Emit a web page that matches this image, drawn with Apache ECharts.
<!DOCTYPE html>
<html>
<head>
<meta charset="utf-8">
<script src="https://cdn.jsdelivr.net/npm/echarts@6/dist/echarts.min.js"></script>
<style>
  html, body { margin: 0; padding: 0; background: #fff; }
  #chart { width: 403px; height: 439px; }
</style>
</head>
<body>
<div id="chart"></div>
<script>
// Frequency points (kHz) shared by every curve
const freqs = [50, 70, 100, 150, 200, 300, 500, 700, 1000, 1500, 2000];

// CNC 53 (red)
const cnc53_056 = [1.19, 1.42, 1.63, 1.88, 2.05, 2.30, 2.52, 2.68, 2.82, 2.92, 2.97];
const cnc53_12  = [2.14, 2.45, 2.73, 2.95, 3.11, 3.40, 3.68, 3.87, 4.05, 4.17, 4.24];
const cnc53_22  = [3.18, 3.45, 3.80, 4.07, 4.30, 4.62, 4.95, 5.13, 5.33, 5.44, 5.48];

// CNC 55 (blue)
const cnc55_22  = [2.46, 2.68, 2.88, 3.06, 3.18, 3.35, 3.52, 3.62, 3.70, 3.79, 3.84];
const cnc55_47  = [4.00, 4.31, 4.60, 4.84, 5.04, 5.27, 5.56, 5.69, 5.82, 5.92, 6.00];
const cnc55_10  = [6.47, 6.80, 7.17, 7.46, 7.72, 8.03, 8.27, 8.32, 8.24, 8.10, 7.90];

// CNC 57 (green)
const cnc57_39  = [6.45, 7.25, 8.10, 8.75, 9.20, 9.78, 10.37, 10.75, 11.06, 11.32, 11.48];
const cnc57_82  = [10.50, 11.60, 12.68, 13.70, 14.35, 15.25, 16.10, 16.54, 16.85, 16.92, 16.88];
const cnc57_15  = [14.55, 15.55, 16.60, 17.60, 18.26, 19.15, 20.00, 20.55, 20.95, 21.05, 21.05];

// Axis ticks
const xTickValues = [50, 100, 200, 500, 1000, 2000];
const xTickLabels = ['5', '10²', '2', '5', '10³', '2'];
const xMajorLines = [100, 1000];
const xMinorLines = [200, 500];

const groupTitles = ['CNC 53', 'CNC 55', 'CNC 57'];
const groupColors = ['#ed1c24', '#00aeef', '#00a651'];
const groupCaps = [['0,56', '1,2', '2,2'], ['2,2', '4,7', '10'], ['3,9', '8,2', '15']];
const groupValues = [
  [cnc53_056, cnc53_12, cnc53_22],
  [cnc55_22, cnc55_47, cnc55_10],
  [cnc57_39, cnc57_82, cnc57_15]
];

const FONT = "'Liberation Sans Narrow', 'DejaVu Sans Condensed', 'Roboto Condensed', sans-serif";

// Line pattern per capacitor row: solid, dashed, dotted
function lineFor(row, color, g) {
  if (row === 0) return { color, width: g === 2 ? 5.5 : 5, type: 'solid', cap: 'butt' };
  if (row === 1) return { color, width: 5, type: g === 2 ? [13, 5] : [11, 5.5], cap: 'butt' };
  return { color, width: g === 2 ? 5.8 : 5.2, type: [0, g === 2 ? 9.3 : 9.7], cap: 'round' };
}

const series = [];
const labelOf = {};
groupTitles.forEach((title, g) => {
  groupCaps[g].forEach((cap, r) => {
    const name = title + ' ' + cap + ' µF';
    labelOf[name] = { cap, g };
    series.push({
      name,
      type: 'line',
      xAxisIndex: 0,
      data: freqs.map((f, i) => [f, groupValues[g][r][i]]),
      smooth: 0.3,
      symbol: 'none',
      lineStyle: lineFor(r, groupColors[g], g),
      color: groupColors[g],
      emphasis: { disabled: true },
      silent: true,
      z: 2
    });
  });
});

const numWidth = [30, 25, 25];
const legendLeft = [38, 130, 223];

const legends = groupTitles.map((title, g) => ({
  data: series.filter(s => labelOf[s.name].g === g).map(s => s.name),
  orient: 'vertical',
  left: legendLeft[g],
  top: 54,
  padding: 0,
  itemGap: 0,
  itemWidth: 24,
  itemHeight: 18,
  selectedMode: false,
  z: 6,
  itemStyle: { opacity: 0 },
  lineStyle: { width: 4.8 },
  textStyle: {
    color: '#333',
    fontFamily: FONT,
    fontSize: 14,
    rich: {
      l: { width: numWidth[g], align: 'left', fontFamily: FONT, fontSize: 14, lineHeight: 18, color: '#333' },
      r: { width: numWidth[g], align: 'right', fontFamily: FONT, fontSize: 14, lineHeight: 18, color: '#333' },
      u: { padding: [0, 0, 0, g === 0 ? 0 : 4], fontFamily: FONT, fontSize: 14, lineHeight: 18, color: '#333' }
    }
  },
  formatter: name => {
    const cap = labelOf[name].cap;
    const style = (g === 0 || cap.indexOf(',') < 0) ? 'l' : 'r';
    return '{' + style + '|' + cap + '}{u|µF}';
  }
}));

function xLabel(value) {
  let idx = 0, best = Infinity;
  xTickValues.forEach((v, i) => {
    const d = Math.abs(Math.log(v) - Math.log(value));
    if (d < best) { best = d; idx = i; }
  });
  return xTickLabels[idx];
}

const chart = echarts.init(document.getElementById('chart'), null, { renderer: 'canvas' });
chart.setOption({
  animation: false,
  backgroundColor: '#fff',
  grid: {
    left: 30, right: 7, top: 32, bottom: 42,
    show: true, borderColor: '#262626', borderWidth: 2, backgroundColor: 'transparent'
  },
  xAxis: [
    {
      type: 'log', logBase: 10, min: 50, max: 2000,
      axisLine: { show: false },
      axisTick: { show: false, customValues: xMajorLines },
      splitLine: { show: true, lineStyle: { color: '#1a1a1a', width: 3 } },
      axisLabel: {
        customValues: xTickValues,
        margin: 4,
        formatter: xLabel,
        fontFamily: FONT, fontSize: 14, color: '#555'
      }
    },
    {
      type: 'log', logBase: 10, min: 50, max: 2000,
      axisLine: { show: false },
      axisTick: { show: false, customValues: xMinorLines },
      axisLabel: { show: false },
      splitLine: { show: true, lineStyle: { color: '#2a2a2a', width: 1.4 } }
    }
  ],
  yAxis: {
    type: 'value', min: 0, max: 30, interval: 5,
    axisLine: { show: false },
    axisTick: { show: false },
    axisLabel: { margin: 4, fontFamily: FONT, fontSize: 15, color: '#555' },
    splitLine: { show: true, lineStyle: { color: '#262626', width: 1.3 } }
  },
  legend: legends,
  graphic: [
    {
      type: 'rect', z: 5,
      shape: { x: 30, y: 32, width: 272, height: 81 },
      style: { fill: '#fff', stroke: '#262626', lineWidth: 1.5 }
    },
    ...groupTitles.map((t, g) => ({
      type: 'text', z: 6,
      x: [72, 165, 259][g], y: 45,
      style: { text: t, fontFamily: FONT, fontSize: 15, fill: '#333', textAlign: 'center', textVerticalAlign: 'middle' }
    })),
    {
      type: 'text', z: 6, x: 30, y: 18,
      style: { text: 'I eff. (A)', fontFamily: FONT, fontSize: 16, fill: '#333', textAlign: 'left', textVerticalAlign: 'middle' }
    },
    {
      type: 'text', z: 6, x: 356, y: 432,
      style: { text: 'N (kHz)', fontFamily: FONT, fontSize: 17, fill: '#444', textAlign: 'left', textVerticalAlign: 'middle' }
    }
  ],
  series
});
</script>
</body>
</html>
****************
● STATED GOAL:
Make an exact copy of the listing, including every line.

● CORRECT ANSWER:
Emit a web page that matches this image, drawn with Apache ECharts.
<!DOCTYPE html>
<html>
<head>
<meta charset="utf-8">
<script src="https://cdn.jsdelivr.net/npm/echarts@6/dist/echarts.min.js"></script>
<style>
  html, body { margin: 0; padding: 0; background: #fff; }
  #chart { width: 403px; height: 439px; }
</style>
</head>
<body>
<div id="chart"></div>
<script>
// Frequency points (kHz) shared by every curve
const freqs = [50, 70, 100, 150, 200, 300, 500, 700, 1000, 1500, 2000];

// CNC 53 (red)
const cnc53_056 = [1.19, 1.42, 1.63, 1.88, 2.05, 2.30, 2.52, 2.68, 2.82, 2.92, 2.97];
const cnc53_12  = [2.14, 2.45, 2.73, 2.95, 3.11, 3.40, 3.68, 3.87, 4.05, 4.17, 4.24];
const cnc53_22  = [3.18, 3.45, 3.80, 4.07, 4.30, 4.62, 4.95, 5.13, 5.33, 5.44, 5.48];

// CNC 55 (blue)
const cnc55_22  = [2.46, 2.68, 2.88, 3.06, 3.18, 3.35, 3.52, 3.62, 3.70, 3.79, 3.84];
const cnc55_47  = [4.00, 4.31, 4.60, 4.84, 5.04, 5.27, 5.56, 5.69, 5.82, 5.92, 6.00];
const cnc55_10  = [6.47, 6.80, 7.17, 7.46, 7.72, 8.03, 8.27, 8.32, 8.24, 8.10, 7.90];

// CNC 57 (green)
const cnc57_39  = [6.45, 7.25, 8.10, 8.75, 9.20, 9.78, 10.37, 10.75, 11.06, 11.32, 11.48];
const cnc57_82  = [10.50, 11.60, 12.68, 13.70, 14.35, 15.25, 16.10, 16.54, 16.85, 16.92, 16.88];
const cnc57_15  = [14.55, 15.55, 16.60, 17.60, 18.26, 19.15, 20.00, 20.55, 20.95, 21.05, 21.05];

// Axis ticks
const xTickValues = [50, 100, 200, 500, 1000, 2000];
const xTickLabels = ['5', '10²', '2', '5', '10³', '2'];
const xMajorLines = [100, 1000];
const xMinorLines = [200, 500];

const groupTitles = ['CNC 53', 'CNC 55', 'CNC 57'];
const groupColors = ['#ed1c24', '#00aeef', '#00a651'];
const groupCaps = [['0,56', '1,2', '2,2'], ['2,2', '4,7', '10'], ['3,9', '8,2', '15']];
const groupValues = [
  [cnc53_056, cnc53_12, cnc53_22],
  [cnc55_22, cnc55_47, cnc55_10],
  [cnc57_39, cnc57_82, cnc57_15]
];

const FONT = "'Liberation Sans Narrow', 'DejaVu Sans Condensed', 'Roboto Condensed', sans-serif";

// Line pattern per capacitor row: solid, dashed, dotted
function lineFor(row, color, g) {
  if (row === 0) return { color, width: g === 2 ? 5.5 : 5, type: 'solid', cap: 'butt' };
  if (row === 1) return { color, width: 5, type: g === 2 ? [13, 5] : [11, 5.5], cap: 'butt' };
  return { color, width: g === 2 ? 5.8 : 5.2, type: [0, g === 2 ? 9.3 : 9.7], cap: 'round' };
}

const series = [];
const labelOf = {};
groupTitles.forEach((title, g) => {
  groupCaps[g].forEach((cap, r) => {
    const name = title + ' ' + cap + ' µF';
    labelOf[name] = { cap, g };
    series.push({
      name,
      type: 'line',
      xAxisIndex: 0,
      data: freqs.map((f, i) => [f, groupValues[g][r][i]]),
      smooth: 0.3,
      symbol: 'none',
      lineStyle: lineFor(r, groupColors[g], g),
      color: groupColors[g],
      emphasis: { disabled: true },
      silent: true,
      z: 2
    });
  });
});

const numWidth = [30, 25, 25];
const legendLeft = [38, 130, 223];

const legends = groupTitles.map((title, g) => ({
  data: series.filter(s => labelOf[s.name].g === g).map(s => s.name),
  orient: 'vertical',
  left: legendLeft[g],
  top: 54,
  padding: 0,
  itemGap: 0,
  itemWidth: 24,
  itemHeight: 18,
  selectedMode: false,
  z: 6,
  itemStyle: { opacity: 0 },
  lineStyle: { width: 4.8 },
  textStyle: {
    color: '#333',
    fontFamily: FONT,
    fontSize: 14,
    rich: {
      l: { width: numWidth[g], align: 'left', fontFamily: FONT, fontSize: 14, lineHeight: 18, color: '#333' },
      r: { width: numWidth[g], align: 'right', fontFamily: FONT, fontSize: 14, lineHeight: 18, color: '#333' },
      u: { padding: [0, 0, 0, g === 0 ? 0 : 4], fontFamily: FONT, fontSize: 14, lineHeight: 18, color: '#333' }
    }
  },
  formatter: name => {
    const cap = labelOf[name].cap;
    const style = (g === 0 || cap.indexOf(',') < 0) ? 'l' : 'r';
    return '{' + style + '|' + cap + '}{u|µF}';
  }
}));

function xLabel(value) {
  let idx = 0, best = Infinity;
  xTickValues.forEach((v, i) => {
    const d = Math.abs(Math.log(v) - Math.log(value));
    if (d < best) { best = d; idx = i; }
  });
  return xTickLabels[idx];
}

const chart = echarts.init(document.getElementById('chart'), null, { renderer: 'canvas' });
chart.setOption({
  animation: false,
  backgroundColor: '#fff',
  grid: {
    left: 30, right: 7, top: 32, bottom: 42,
    show: true, borderColor: '#262626', borderWidth: 2, backgroundColor: 'transparent'
  },
  xAxis: [
    {
      type: 'log', logBase: 10, min: 50, max: 2000,
      axisLine: { show: false },
      axisTick: { show: false, customValues: xMajorLines },
      splitLine: { show: true, lineStyle: { color: '#1a1a1a', width: 3 } },
      axisLabel: {
        customValues: xTickValues,
        margin: 4,
        formatter: xLabel,
        fontFamily: FONT, fontSize: 14, color: '#555'
      }
    },
    {
      type: 'log', logBase: 10, min: 50, max: 2000,
      axisLine: { show: false },
      axisTick: { show: false, customValues: xMinorLines },
      axisLabel: { show: false },
      splitLine: { show: true, lineStyle: { color: '#2a2a2a', width: 1.4 } }
    }
  ],
  yAxis: {
    type: 'value', min: 0, max: 30, interval: 5,
    axisLine: { show: false },
    axisTick: { show: false },
    axisLabel: { margin: 4, fontFamily: FONT, fontSize: 15, color: '#555' },
    splitLine: { show: true, lineStyle: { color: '#262626', width: 1.3 } }
  },
  legend: legends,
  graphic: [
    {
      type: 'rect', z: 5,
      shape: { x: 30, y: 32, width: 272, height: 81 },
      style: { fill: '#fff', stroke: '#262626', lineWidth: 1.5 }
    },
    ...groupTitles.map((t, g) => ({
      type: 'text', z: 6,
      x: [72, 165, 259][g], y: 45,
      style: { text: t, fontFamily: FONT, fontSize: 15, fill: '#333', textAlign: 'center', textVerticalAlign: 'middle' }
    })),
    {
      type: 'text', z: 6, x: 30, y: 18,
      style: { text: 'I eff. (A)', fontFamily: FONT, fontSize: 16, fill: '#333', textAlign: 'left', textVerticalAlign: 'middle' }
    },
    {
      type: 'text', z: 6, x: 356, y: 432,
      style: { text: 'N (kHz)', fontFamily: FONT, fontSize: 17, fill: '#444', textAlign: 'left', textVerticalAlign: 'middle' }
    }
  ],
  series
});
</script>
</body>
</html>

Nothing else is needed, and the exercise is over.